GENM's chairman Tan Sri Lim Kok Thay, who also wears the hat of chief executive officer, said in his chairman's statement in the 2018 annual report that the revision in casino duties and casino licence fee, as announced in the Malaysian Budget 2019 last November, will impact the group's earnings in financial year 2019 (FY19) onwards.

To fill the nation's coffers, the Finance Ministry (MoF) has raised casino duties to 35%, from 25%, on gross gaming income and gaming machine duties to 30%, from 20%, on gross collection. On top of that, the MoF has increased the annual casino licence fees by RM30 million to RM150 million, and machine dealer's licence fees to RM50,000 a year from RM10,000 a year.

It is believed that this is the first hike in casino duties in 20 years. The previous increment, from 22% to 25% currently, was in 1998 when the government needed the extra revenue boost for pump priming measures during the 1997/98 Asian Financial Crisis.
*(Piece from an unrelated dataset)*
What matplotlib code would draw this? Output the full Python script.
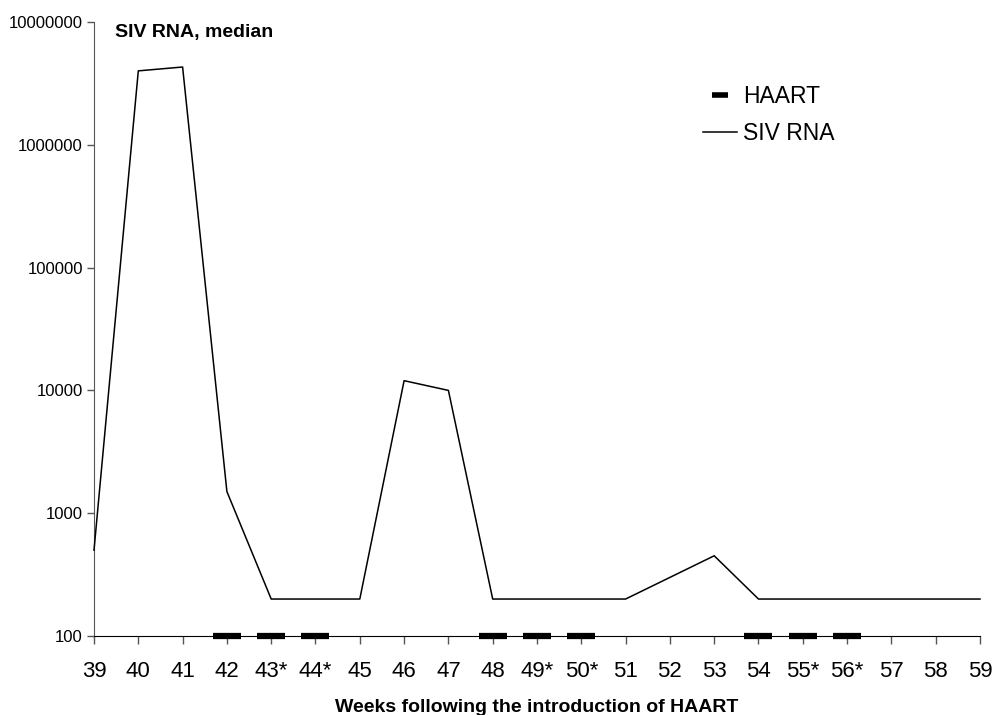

"The uncertainties surrounding the macroeconomic environment and the challenges arising from the new fiscal operating landscape will undoubtedly place pressure on the group's business moving forward.

"In view of the severity of the announced increases in casino duties, the group will continue reviewing and managing its cost structure. This includes reducing or delaying capital expenditures and the implementation of various cost rationalisation initiatives such as manpower optimisation," he added.

Lim said the group will continue to put emphasis on the execution of its marketing strategies, as well as growing key business segments through yield management systems and database analytics.

It will also complete the rollout of the Skytropolis Funland indoor theme park and Imaginatrix, while development plans and options for the outdoor theme park are being reviewed amid ongoing legal proceedings.

"The group remains committed to the outdoor theme park at Resorts World Genting (RWG) as a growth initiative in Malaysia.

"Despite the headwinds that we face, the group is determined to weather these challenges whilst delivering sustainable value to all our stakeholders through the various strategies that we have in place. In the past, the group has consistently met each challenge with equability and fortitude and we will continue to do so as we review our position and adapt to these exigent operating conditions," Lim said.

The tax hike sent GENM's share price to a seven-year low of RM2.72 last December, from RM5-level.

At 4.45pm, the stock is trading at RM3.20, up one sen, with 8.31 million shares changing hands, giving the group market capitalisation of RM18.09 billion.